Input records

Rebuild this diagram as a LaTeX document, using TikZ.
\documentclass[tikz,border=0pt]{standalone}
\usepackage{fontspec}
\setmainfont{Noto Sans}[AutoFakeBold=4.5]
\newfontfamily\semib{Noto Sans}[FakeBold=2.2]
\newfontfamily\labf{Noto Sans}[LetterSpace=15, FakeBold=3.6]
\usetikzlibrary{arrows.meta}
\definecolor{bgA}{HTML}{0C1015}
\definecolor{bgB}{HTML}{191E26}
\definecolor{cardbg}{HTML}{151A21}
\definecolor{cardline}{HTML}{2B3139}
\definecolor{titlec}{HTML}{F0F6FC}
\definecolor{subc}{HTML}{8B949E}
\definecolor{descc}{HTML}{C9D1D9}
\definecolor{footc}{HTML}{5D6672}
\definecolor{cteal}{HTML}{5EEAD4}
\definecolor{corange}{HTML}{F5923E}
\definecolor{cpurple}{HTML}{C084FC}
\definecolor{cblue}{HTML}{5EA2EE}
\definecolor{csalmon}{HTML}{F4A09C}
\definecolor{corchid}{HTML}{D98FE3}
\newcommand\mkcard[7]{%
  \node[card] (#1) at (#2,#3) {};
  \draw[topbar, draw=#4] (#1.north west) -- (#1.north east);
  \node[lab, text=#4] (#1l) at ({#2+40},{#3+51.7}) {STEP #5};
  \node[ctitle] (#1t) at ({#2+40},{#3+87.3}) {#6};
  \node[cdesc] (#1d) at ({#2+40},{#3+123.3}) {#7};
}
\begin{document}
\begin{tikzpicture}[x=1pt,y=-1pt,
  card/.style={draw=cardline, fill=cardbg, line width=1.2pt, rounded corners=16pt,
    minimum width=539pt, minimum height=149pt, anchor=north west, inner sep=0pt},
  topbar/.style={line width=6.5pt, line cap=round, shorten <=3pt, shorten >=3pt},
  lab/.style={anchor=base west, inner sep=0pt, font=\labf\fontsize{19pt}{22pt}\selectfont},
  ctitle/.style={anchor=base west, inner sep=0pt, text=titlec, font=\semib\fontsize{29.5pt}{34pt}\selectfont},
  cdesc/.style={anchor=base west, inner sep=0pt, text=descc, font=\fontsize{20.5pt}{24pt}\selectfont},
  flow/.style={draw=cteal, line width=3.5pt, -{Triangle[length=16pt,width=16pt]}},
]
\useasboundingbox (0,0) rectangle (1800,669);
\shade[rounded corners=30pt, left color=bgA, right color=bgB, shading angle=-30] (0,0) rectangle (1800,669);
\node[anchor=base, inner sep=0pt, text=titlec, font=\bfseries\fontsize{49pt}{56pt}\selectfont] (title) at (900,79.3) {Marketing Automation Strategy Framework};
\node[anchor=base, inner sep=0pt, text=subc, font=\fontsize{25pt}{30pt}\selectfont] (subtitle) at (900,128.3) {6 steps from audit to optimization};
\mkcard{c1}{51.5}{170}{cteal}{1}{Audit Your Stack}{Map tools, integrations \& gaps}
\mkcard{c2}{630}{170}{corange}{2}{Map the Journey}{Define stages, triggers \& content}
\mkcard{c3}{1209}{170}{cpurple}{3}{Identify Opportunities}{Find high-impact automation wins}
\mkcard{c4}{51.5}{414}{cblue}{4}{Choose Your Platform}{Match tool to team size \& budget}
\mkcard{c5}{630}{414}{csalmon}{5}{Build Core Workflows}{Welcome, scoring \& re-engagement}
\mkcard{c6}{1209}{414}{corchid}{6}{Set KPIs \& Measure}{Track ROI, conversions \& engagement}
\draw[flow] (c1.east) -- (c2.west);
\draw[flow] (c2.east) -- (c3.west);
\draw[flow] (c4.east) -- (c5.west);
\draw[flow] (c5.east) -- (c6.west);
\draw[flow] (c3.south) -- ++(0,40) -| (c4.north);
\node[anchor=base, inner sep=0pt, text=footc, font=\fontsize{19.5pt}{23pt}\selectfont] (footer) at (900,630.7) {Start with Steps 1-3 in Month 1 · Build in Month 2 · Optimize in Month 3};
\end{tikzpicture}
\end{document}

* * *

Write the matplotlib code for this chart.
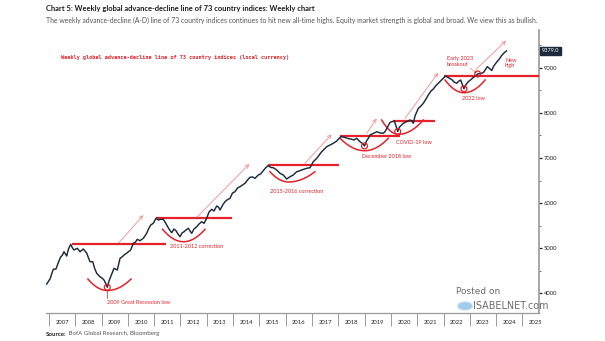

...

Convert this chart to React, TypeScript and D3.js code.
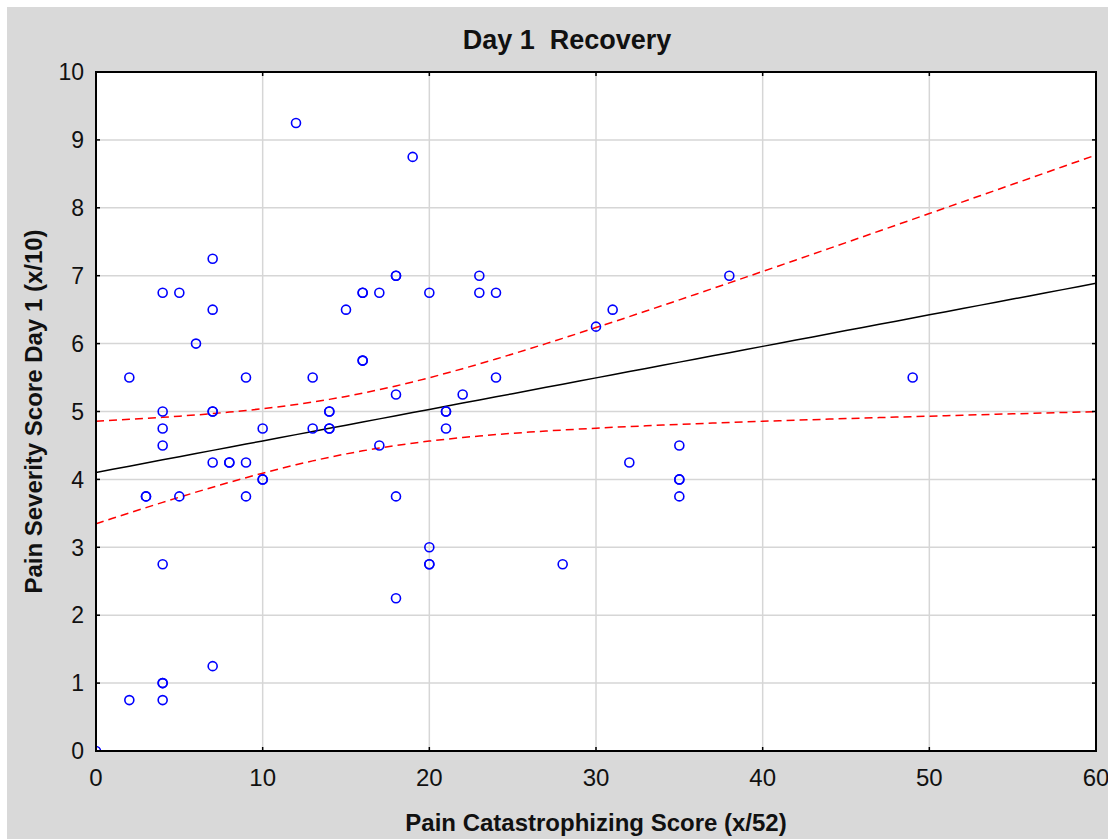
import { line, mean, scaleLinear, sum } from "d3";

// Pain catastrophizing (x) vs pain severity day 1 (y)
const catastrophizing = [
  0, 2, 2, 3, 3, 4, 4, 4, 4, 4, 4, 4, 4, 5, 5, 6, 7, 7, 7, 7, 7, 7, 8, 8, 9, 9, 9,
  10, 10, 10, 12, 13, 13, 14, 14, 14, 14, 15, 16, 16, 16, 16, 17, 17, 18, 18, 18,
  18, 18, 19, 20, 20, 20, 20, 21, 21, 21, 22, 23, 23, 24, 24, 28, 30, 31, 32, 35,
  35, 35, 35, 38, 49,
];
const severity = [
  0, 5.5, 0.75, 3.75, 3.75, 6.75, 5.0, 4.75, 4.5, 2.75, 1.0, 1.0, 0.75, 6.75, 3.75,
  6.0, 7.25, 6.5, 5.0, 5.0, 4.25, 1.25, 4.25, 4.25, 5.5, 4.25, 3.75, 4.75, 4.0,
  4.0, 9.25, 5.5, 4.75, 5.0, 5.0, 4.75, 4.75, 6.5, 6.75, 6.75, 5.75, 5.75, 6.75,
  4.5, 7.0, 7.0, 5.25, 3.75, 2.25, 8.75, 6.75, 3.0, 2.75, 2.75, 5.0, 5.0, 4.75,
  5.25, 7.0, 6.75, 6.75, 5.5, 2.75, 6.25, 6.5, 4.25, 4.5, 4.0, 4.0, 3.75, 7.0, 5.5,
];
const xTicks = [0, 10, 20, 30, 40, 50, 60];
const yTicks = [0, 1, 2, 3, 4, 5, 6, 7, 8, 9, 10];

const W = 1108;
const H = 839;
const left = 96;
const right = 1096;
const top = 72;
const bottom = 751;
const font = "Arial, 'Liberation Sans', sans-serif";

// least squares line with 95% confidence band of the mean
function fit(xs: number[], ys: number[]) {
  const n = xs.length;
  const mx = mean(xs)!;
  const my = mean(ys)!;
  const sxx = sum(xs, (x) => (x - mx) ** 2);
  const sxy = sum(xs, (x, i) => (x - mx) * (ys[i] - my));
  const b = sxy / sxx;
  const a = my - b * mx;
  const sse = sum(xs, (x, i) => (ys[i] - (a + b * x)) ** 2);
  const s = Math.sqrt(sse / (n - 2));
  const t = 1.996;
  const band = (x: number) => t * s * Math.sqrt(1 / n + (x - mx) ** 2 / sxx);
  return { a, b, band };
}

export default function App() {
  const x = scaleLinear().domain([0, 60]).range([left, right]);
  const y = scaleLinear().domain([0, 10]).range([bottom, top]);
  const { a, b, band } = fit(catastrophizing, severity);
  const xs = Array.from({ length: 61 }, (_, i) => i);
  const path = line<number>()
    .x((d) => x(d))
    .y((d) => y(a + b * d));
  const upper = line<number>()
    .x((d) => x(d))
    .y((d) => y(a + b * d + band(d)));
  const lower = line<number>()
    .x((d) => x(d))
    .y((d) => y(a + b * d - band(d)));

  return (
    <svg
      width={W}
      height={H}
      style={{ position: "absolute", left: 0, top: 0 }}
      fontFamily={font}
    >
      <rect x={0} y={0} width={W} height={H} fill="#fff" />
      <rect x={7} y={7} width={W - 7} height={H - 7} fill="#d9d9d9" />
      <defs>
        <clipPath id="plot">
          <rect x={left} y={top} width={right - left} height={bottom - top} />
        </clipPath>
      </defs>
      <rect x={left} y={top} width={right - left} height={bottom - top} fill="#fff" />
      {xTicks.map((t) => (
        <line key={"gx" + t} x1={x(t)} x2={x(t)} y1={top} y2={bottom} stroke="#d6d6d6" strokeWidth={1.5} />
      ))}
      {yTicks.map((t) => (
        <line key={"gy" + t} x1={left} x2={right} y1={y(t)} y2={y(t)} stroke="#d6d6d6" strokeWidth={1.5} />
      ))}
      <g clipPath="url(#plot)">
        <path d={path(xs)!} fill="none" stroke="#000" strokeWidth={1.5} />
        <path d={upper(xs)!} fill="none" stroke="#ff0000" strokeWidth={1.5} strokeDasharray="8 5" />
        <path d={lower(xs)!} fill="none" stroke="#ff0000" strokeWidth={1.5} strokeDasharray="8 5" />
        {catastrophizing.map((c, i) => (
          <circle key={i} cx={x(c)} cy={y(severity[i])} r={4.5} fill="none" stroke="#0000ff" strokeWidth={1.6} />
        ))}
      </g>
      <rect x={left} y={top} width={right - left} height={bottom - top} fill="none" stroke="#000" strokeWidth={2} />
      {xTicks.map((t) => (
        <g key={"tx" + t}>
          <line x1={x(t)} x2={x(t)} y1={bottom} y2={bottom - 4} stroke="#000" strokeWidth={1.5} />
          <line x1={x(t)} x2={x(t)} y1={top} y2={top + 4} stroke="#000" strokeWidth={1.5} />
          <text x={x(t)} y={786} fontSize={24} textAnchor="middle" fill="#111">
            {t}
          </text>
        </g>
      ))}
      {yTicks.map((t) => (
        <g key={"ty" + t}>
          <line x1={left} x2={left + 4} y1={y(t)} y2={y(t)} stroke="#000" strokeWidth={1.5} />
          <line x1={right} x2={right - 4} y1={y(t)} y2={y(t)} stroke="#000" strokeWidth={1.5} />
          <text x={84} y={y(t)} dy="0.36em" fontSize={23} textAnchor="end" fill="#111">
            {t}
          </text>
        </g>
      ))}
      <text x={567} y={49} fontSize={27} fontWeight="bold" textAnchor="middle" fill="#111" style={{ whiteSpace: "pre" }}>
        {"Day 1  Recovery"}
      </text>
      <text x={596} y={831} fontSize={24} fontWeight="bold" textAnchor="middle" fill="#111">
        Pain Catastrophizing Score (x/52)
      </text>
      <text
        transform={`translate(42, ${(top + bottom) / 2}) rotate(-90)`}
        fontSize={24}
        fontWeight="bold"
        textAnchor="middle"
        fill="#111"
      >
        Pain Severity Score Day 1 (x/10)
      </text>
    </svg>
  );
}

Directions
Leave the pictures aside and restate exactly the lines from the one containing "Convert this chart" to the one containing "mean, scaleLinear, sum", those two lines included.

Result for this exercise
Convert this chart to React, TypeScript and D3.js code.
import { line, mean, scaleLinear, sum } from "d3";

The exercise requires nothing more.